WRITTEN INSTRUCTION: Repeat exactly the lines from the start of the material below up to and including the "from matplotlib.patches import Rectangle" line.

* START DATASET SECTION *

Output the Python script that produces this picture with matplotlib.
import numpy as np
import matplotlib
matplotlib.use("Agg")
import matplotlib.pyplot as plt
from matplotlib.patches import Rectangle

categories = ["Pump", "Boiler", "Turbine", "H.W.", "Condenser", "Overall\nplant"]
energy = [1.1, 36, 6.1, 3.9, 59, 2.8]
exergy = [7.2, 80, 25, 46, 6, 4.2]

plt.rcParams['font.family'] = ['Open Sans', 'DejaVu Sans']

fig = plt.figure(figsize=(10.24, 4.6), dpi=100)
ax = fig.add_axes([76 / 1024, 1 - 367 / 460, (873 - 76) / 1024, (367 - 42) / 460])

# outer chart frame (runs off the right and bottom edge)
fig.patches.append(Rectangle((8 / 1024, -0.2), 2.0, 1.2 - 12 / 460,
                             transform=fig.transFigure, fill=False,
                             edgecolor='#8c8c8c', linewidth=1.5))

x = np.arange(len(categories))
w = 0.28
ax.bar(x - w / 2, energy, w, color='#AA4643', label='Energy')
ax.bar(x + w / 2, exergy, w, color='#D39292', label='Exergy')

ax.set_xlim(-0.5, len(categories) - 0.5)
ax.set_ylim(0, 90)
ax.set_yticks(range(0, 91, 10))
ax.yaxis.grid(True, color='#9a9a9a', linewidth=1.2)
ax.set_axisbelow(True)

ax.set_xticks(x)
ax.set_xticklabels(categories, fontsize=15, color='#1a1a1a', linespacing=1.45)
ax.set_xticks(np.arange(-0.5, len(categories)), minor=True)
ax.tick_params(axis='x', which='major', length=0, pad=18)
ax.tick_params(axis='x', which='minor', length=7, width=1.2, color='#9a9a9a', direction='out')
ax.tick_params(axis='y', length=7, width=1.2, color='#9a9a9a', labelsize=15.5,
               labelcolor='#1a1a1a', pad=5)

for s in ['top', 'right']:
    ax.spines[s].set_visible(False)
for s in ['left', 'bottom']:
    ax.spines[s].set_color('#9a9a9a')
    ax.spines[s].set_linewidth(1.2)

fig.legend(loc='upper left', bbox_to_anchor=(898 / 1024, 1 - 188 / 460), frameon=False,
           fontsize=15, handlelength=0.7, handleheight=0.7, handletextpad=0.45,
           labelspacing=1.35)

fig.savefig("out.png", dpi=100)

* END DATASET SECTION *

RESULT OF THIS TASK:
Output the Python script that produces this picture with matplotlib.
import numpy as np
import matplotlib
matplotlib.use("Agg")
import matplotlib.pyplot as plt
from matplotlib.patches import Rectangle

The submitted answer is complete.